Pensar a periferia hoje, a meu ver, é também se voltar para as poéticas orais ameríndias. Voltar-se com vigor, pois se faz necessário conhecer e registrar essas poéticas, incluindo-as, ao mesmo tempo, como objeto de estudo além da Antropologia, da Musicologia, mas nos cursos de Letras. Poéticas, como as presentes nas letras dos cantos parixara, pertencem não a uma periferia como concebemos a literatura brasileira em relação à canônica universal, mas ela em si é periferia (brasileira) da periferia (de Roraima) da periferia (oral indígena).

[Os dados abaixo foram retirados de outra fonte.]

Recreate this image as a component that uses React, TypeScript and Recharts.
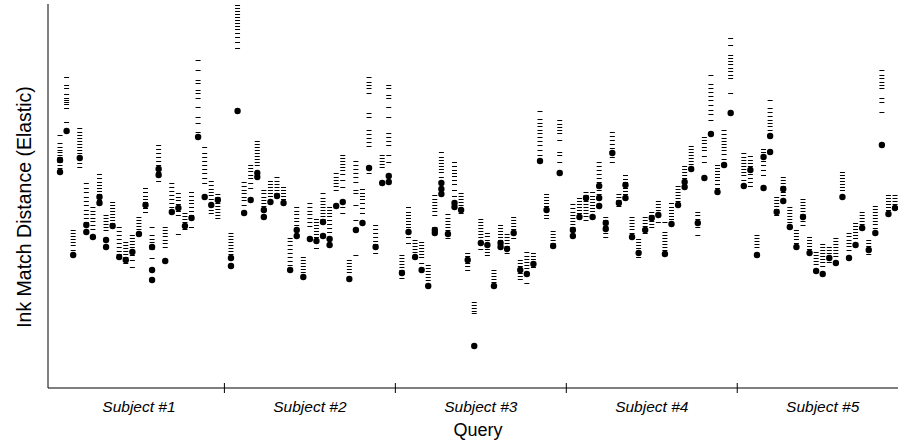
import React from 'react';
import { ScatterChart, Scatter, XAxis, YAxis } from 'recharts';

// each subject has 25 queries; one empty slot separates subjects
const subjects = ['Subject #1', 'Subject #2', 'Subject #3', 'Subject #4', 'Subject #5'];
const SLOTS = 26;

// elastic ink-match distances of the ranked candidates (dashes), per query
const s1Ranks = [
  [253, 245, 241, 238, 236, 233, 231, 226, 223, 220],
  [311, 303, 300, 294, 290, 288, 286, 284, 280, 266],
  [158, 155, 152, 149, 146, 143, 138],
  [260, 256, 253, 250, 247, 244, 241, 238, 235, 225, 221],
  [205, 200, 196, 191, 187, 183, 178, 174, 170, 166],
  [181, 177, 174, 170, 167, 163, 159],
  [214, 210, 206, 203, 200, 197, 194, 188],
  [173, 170, 167, 164, 161, 158],
  [186, 183, 180, 177, 174, 171, 168, 165],
  [161, 157, 153, 149, 145, 141, 137, 134],
  [146, 143, 140, 137, 134, 131, 125],
  [153, 150, 147, 144, 141, 138, 133, 128, 121],
  [171, 168, 165, 162, 159, 156],
  [200, 196, 192, 189, 186, 180, 176],
  [161, 153, 149, 146, 143, 139, 130],
  [243, 239, 235, 231, 227, 223, 216, 207],
  [161, 158, 155, 152, 148, 145, 141],
  [205, 201, 197, 193, 189, 185, 181],
  [195, 191, 188, 184, 177, 173, 154],
  [175, 172, 169, 166, 159],
  [196, 192, 188, 185, 181, 177, 173, 161],
  [328, 318, 308, 305, 298, 295, 290, 281, 271, 265, 256],
  [241, 235, 231, 227, 223, 219, 215, 210, 205],
  [207, 203, 199, 196, 193, 189, 178, 175],
  [194, 191, 185, 182, 179, 176, 173, 170],
];
const s2Ranks = [
  [155, 152, 149, 146, 143, 140, 137, 134],
  [383, 380, 377, 374, 371, 368, 365, 362, 359, 355, 351, 346, 340],
  [206, 202, 198, 195, 191, 188, 183],
  [223, 220, 217, 213, 210, 205, 200],
  [247, 244, 241, 238, 235, 232, 229, 226, 223],
  [198, 195, 191, 188, 185, 182],
  [207, 204, 201, 198, 195, 192],
  [211, 207, 204, 201, 198, 195],
  [201, 198, 195, 192, 189],
  [150, 147, 143, 139, 135, 131, 127, 123],
  [181, 177, 174, 170, 167, 163],
  [131, 128, 125, 122, 119, 116],
  [185, 181, 177, 174, 170, 166, 162],
  [169, 166, 163, 160, 157, 154, 151, 140],
  [195, 190, 187, 184, 181, 178, 175, 172, 169],
  [181, 178, 175, 172, 168, 164, 160, 156],
  [215, 211, 208, 205, 202, 198],
  [233, 230, 227, 224, 221, 218, 214, 208, 201, 181, 175],
  [128, 125, 122, 119, 116],
  [227, 223, 219, 215, 211, 206, 198, 195, 183, 168, 133],
  [199, 195, 192, 189, 185, 180, 175],
  [311, 306, 303, 300, 295, 275, 271, 258, 254, 250, 246, 242, 215],
  [163, 159, 155, 151, 147, 144, 135],
  [233, 230, 227, 224, 221],
  [303, 300, 293, 290, 281, 271, 255, 251, 247, 243, 233, 226],
];
const s3Ranks = [
  [133, 130, 127, 124, 121, 118, 110],
  [181, 176, 173, 170, 167, 164, 161, 151, 145],
  [148, 145, 142, 139, 136],
  [146, 143, 140, 137, 134, 131, 125],
  [123, 120, 117, 114, 111, 108],
  [193, 189, 186, 183, 180, 177, 173, 161],
  [236, 231, 228, 225, 222, 219, 216, 211],
  [174, 170, 167, 164, 161, 158, 150],
  [226, 222, 218, 215, 212, 208, 204, 198, 192],
  [195, 192, 189, 186, 183, 175],
  [135, 132, 129, 125, 122, 118],
  [86, 83, 80, 77, 75],
  [169, 166, 163, 160, 157, 154, 151, 139],
  [155, 152, 148, 145, 139, 136, 133],
  [118, 115, 112, 109, 106],
  [163, 160, 157, 154, 151, 148],
  [154, 151, 148, 145, 142, 135],
  [171, 168, 165, 162, 159, 150],
  [128, 125, 122, 115, 112, 109],
  [136, 132, 129, 126, 123, 120, 105],
  [135, 132, 129, 126, 121],
  [277, 269, 265, 262, 258, 255, 251, 247, 243, 238, 233],
  [194, 191, 188, 185, 182, 173, 170],
  [157, 154, 151, 148, 145],
  [268, 264, 261, 258, 255, 248, 236, 233, 226],
];
const s4Ranks = [
  [184, 180, 176, 173, 170, 167, 164, 161],
  [190, 187, 184, 181, 178, 175],
  [196, 193, 187, 184, 181, 178, 175, 172, 168],
  [196, 192, 189, 186, 183, 180, 177],
  [226, 222, 218, 214, 210, 206, 198, 194],
  [171, 168, 162, 155, 151],
  [256, 252, 248, 244, 240, 237, 231, 226],
  [194, 191, 188, 182],
  [213, 209, 206, 200, 197, 194],
  [171, 168, 165, 162, 159, 155],
  [149, 146, 143, 140, 137, 131],
  [171, 168, 165, 162, 155],
  [176, 173, 167, 164, 161],
  [187, 184, 181, 178, 175, 166],
  [166, 156, 153, 150, 147, 144, 141, 138],
  [185, 181, 178, 175, 172, 169],
  [202, 199, 196, 193, 190, 187],
  [222, 219, 216, 213, 210],
  [242, 239, 236, 233, 230, 227, 224],
  [176, 173, 169, 161, 153],
  [251, 248, 245, 241, 238, 232, 226],
  [313, 304, 300, 296, 292, 288, 283, 278, 274, 268],
  [223, 220, 217, 214, 211, 208, 204, 200],
  [258, 254, 250, 247, 244, 241, 238, 234, 229],
  [350, 343, 333, 330, 327, 324, 320, 317, 313, 310, 295],
];
const s5Ranks = [
  [235, 231, 228, 225, 222, 219, 216, 213, 208],
  [232, 228, 225, 222, 214, 210, 206, 202],
  [153, 150, 147, 144, 141],
  [239, 236, 233, 227, 223, 218, 213],
  [288, 280, 276, 272, 268, 265, 262, 258],
  [191, 188, 185, 182, 179, 173],
  [211, 208, 205, 202, 196, 193],
  [181, 178, 175, 172, 169, 166],
  [158, 155, 152, 149, 145],
  [189, 186, 183, 180, 177, 174, 167, 163],
  [151, 148, 145, 142, 139],
  [136, 133, 130, 127, 124],
  [144, 141, 138, 135, 132, 129, 126, 122],
  [141, 138, 135, 132, 126],
  [150, 147, 144, 141, 138, 135, 132],
  [216, 213, 210, 207, 204, 201, 198],
  [155, 152, 148, 145, 142, 138],
  [165, 162, 159, 156, 153, 150],
  [176, 173, 170, 167, 164],
  [148, 145, 142, 134],
  [182, 179, 176, 173, 170, 167, 164, 160],
  [318, 313, 310, 306, 303, 300, 290, 286, 276],
  [193, 190, 187, 184, 181, 178],
  [193, 190, 187, 184],
];

// distances of the true matches (filled dots), per query
const s1Matches = [
  [228, 216], [257], [133], [230], [163, 156], [151], [191, 185], [148, 141], [162], [131],
  [128], [136], [154], [183], [141, 118, 108], [219, 213], [127], [176], [180], [162],
  [170], [251], [191], [183], [188],
];
const s2Matches = [
  [130, 122], [277], [175], [188], [215, 211], [178, 171], [186], [192], [185], [118],
  [158, 152], [111], [149], [147], [166, 152], [149, 143], [182], [186], [109], [158],
  [165], [220], [141], [205], [212, 206],
];
const s3Matches = [
  [115], [156], [131], [118], [102], [158, 155], [205, 199, 194], [154], [185, 181], [178],
  [128], [42], [145], [143], [102], [145, 141], [139], [155], [118], [114],
  [124], [227], [178], [142], [215],
];
const s4Matches = [
  [158, 152], [171], [190], [171], [202, 190, 182], [165, 159], [235], [185], [203, 190], [151],
  [135], [158], [170], [173], [134], [164], [183], [206, 201], [219], [165],
  [210], [254], [196], [223], [275],
];
const s5Matches = [
  [202], [218], [133], [231, 200], [252, 236], [176], [199, 187], [161], [141], [171],
  [135], [117], [114], [130], [125], [191], [130], [143], [160], [138],
  [155], [243], [174], [180],
];

const allRanks = [s1Ranks, s2Ranks, s3Ranks, s4Ranks, s5Ranks];
const allMatches = [s1Matches, s2Matches, s3Matches, s4Matches, s5Matches];

const toPoints = (groups: number[][][]) =>
  groups.flatMap((subject, s) =>
    subject.flatMap((query, j) => query.map((dist) => ({ slot: s * SLOTS + j, dist })))
  );

const rankPoints = toPoints(allRanks);
const matchPoints = toPoints(allMatches);

const labelTicks = subjects.map((_, s) => s * SLOTS + 12);
const boundaryTicks = subjects.slice(1).map((_, s) => (s + 1) * SLOTS - 1);

const FONT = 'Arial, "Liberation Sans", Helvetica, sans-serif';

const SubjectTick = (props: any) => {
  const { x, y, payload } = props;
  const v = payload.value;
  if (boundaryTicks.includes(v)) {
    return <line x1={x} x2={x} y1={y - 5} y2={y + 5} stroke="#000" strokeWidth={1} />;
  }
  const idx = labelTicks.indexOf(v);
  return (
    <text x={x} y={y + 24} textAnchor="middle" fontStyle="italic" fontSize={15.5} fontFamily={FONT} fill="#000">
      {subjects[idx]}
    </text>
  );
};

// snap the 1px dash to the pixel grid so it stays dark
const Dash = (props: any) => {
  const y = Math.round(props.cy) + 0.5;
  return <line x1={props.cx - 2.5} x2={props.cx + 2.5} y1={y} y2={y} stroke="#000" strokeWidth={1} />;
};

const Dot = (props: any) => <circle cx={props.cx} cy={props.cy} r={3.2} fill="#000" />;

export default function App() {
  return (
    <div style={{ position: 'absolute', left: 0, top: 0, background: '#fff' }}>
      <ScatterChart width={898} height={440} margin={{ top: 4, right: 0, bottom: 0, left: 0 }}>
        <XAxis
          type="number"
          dataKey="slot"
          domain={[-1.83, 127.45]}
          allowDataOverflow
          ticks={[...labelTicks, ...boundaryTicks].sort((a, b) => a - b)}
          interval={0}
          tick={<SubjectTick />}
          tickLine={false}
          tickSize={0}
          tickMargin={0}
          height={52}
          axisLine={{ stroke: '#000', strokeWidth: 1 }}
          label={() => (
            <text x={478} y={436} textAnchor="middle" fontSize={18} fontFamily={FONT} fill="#000">
              Query
            </text>
          )}
        />
        <YAxis
          type="number"
          dataKey="dist"
          domain={[0, 384]}
          allowDataOverflow
          tick={false}
          tickLine={false}
          width={48}
          axisLine={{ stroke: '#000', strokeWidth: 1 }}
          label={() => (
            <text
              x={31}
              y={207}
              transform="rotate(-90 31 207)"
              textAnchor="middle"
              fontSize={19.5}
              fontFamily={FONT}
              fill="#000"
            >
              Ink Match Distance (Elastic)
            </text>
          )}
        />
        <Scatter data={rankPoints} shape={<Dash />} isAnimationActive={false} />
        <Scatter data={matchPoints} shape={<Dot />} isAnimationActive={false} />
      </ScatterChart>
    </div>
  );
}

Algo similar, penso eu, deve acontecer em relação a conceitos como contemporâneo. Tenho dúvidas se esse conceito ajuda a pensarmos as vivências ameríndias, a existência de suas artes verbais, por exemplo. Conceituações como a de Giorgio Agamben me parecem excludentes, apontando para um modelo de indivíduo do qual muitos não fazem parte. Os indivíduos ameríndios são, afinal, contemporâneos?

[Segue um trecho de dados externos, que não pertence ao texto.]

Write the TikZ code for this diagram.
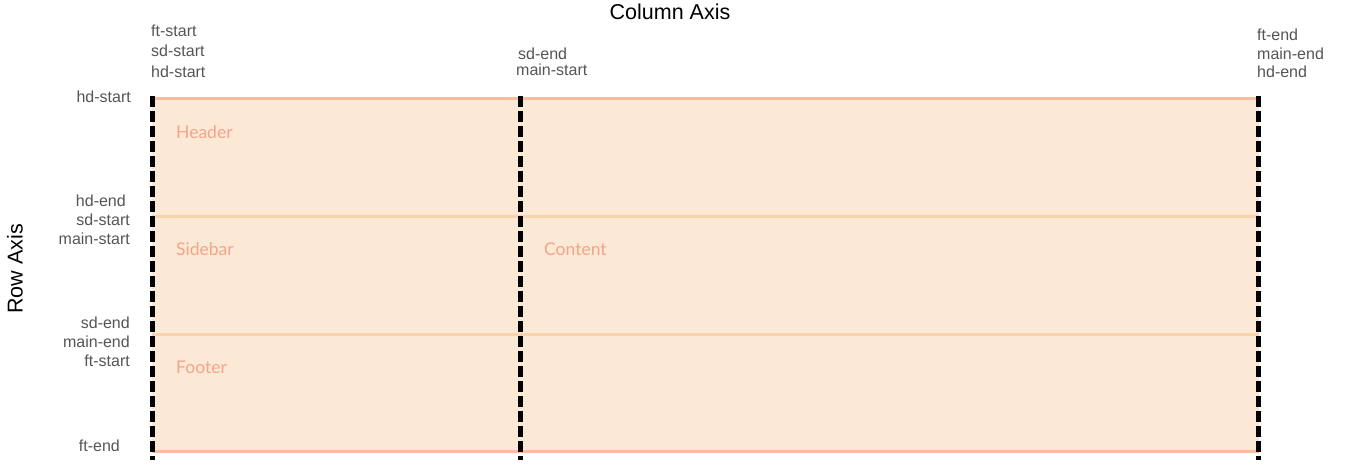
\documentclass[tikz,border=0pt]{standalone}
\usepackage{fontspec}
\setmainfont{Liberation Sans}
\newfontfamily\regionfont{Lato}
\definecolor{areafill}{HTML}{FCE9D5}
\definecolor{edgeline}{HTML}{F9BC9E}
\definecolor{midline}{HTML}{F9D3AE}
\definecolor{lbl}{HTML}{555555}
\definecolor{regiontxt}{HTML}{F4A48A}
\tikzset{
  lineidx/.style={font=\fontsize{16}{18}\selectfont, text=lbl, inner sep=0pt},
  region/.style={font=\regionfont\fontsize{17.5}{19}\selectfont, text=regiontxt, inner sep=0pt, anchor=west},
  axistitle/.style={font=\fontsize{21.5}{23}\selectfont, text=black, inner sep=0pt},
  gridline/.style={line width=5pt, black, dash pattern=on 11pt off 4pt},
}
\begin{document}
\begin{tikzpicture}[x=1pt,y=-1pt]
\useasboundingbox (0,0) rectangle (1346,464);
% area
\fill[areafill] (152,98) rectangle (1259,452);
\draw[edgeline, line width=3pt] (152,98.5) -- (1259,98.5);
\draw[edgeline, line width=3pt] (152,451.5) -- (1259,451.5);
\draw[midline, line width=3pt] (152,216) -- (1259,216);
\draw[midline, line width=3pt] (152,334) -- (1259,334);
% dashed column lines
\coordinate (c1t) at (152.5,96); \coordinate (c1b) at (152.5,460);
\coordinate (c2t) at (520.5,96); \coordinate (c2b) at (520.5,460);
\coordinate (c3t) at (1258.5,96); \coordinate (c3b) at (1258.5,460);
\draw[gridline] (c1t) -- (c1b);
\draw[gridline] (c2t) -- (c2b);
\draw[gridline] (c3t) -- (c3b);
% titles
\node[axistitle] (coltitle) at (670,12) {Column Axis};
\node[axistitle, rotate=90] (rowtitle) at (15,269) {Row Axis};
% top labels
\node[lineidx, anchor=west] (t1) at (151,31) {ft-start};
\node[lineidx, anchor=west] (t2) at (151,51) {sd-start};
\node[lineidx, anchor=west] (t3) at (151,72) {hd-start};
\node[lineidx, anchor=west] (t4) at (518,54) {sd-end};
\node[lineidx, anchor=west] (t5) at (516,70) {main-start};
\node[lineidx, anchor=west] (t6) at (1257,35) {ft-end};
\node[lineidx, anchor=west] (t7) at (1257,54) {main-end};
\node[lineidx, anchor=west] (t8) at (1257,72) {hd-end};
% left labels
\node[lineidx, anchor=east] (l1) at (131,97) {hd-start};
\node[lineidx, anchor=east] (l2) at (126,201) {hd-end};
\node[lineidx, anchor=east] (l3) at (130,220) {sd-start};
\node[lineidx, anchor=east] (l4) at (130,239) {main-start};
\node[lineidx, anchor=east] (l5) at (130,323) {sd-end};
\node[lineidx, anchor=east] (l6) at (130,342) {main-end};
\node[lineidx, anchor=east] (l7) at (130,361) {ft-start};
\node[lineidx, anchor=east] (l8) at (120,446) {ft-end};
% regions
\node[region] (hdr) at (176,132) {Header};
\node[region] (sdb) at (176,249) {Sidebar};
\node[region] (cnt) at (544,249) {Content};
\node[region] (ftr) at (176,367) {Footer};
\end{tikzpicture}
\end{document}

Não consigo conceber as artes verbais ameríndias distantes das academias, por mais que, muitas vezes por questões ideológicas, elas estejam. Me nego a isso, pois há nelas uma abertura para se pensar a diversidade cultural brasileira, principalmente uma abertura para se entender o humano além de critérios estritamente ocidentais, como em geral acontece. Entre a literatura brasileira contemporânea escrita, livresca, digital e as artes verbais ameríndias, fico com as duas. Penso que não podemos aceitar menos, como na beleza do poema abaixo, um marapá cantado por seu Terêncio:
apakakî wîi wîri wîri
apakakî wîi wîri wîri
awukuruî ikurumapa
apaiwarîrî ikurumapa
apakakî wîi wîri wîri
apakakî wîi wîri wîri
apakakî wîi wîri wîri
awukuruî ikurumapa
apakakî wîi wîri wîri
apakakî wîi wîri wîri
apakakî wîi wîri wîri
apakakî wîi wîri wîri
uwai riru itun etapa
wama-wamari itun etapa
apakakî wîi wîriwîri
apakakî wîi wîriwîri
apakakî wîi wîri wîri
apakakî wîi wîri wîri
awukuruî ikurumapa
apaiwarîrî ikurumapa
apakakî wîi wîri wîri
apakakî wîi wîri wîri
uwai riru itun etapa
wama-wamari itun etapa
apakakî wîi wîri wîri
apakakî wîi wîri wîri
ruwe-ruwerî itun etapa
apakakî wîi wîri wîri
apakakî wîi wîri wîri
apakakî wîi wîri wîri
awukuruî ikurumapa
apaiwarîrî ikurumapa
[acorda mulher para coar a bebida coar o apaiuá[2]
acorda mulher mulher acorda
mulher pra coar a bebida
escuta o som do meu instrumento do wana wana[3]
acorda mulher
para coar a bebida coar o apaiuá
acorda mulher mulher acorda
mulher pra coar a bebida
escuta o som do meu instrumento do ruwe ruwe[4]
acorda mulher
para coar a bebida o apaiuá
acorda mulher mulher acorda
mulher pra coar o apaiuá]
[1] Essa tradução pertence a mim e a ele. Dados do projeto Panton pia’, de Devair Antônio Fiorotti. [2] Bebida fermentada de beiju que diferencia-se do pajuaru, pois é fermentada no alto, sobre um jirau, enquanto o pajuaru seria fermentado sobre a terra. A feitura das bebidas era de exclusividade das mulheres, inclusive meninas púberes eram “tratadas” na boca para fazerem a bebida, já que a saliva contribuía para o processo de fermentação. [3] Um tipo de flauta, pouco conhecido entre os indígenas. [4] Flauta pequena feita de taboca.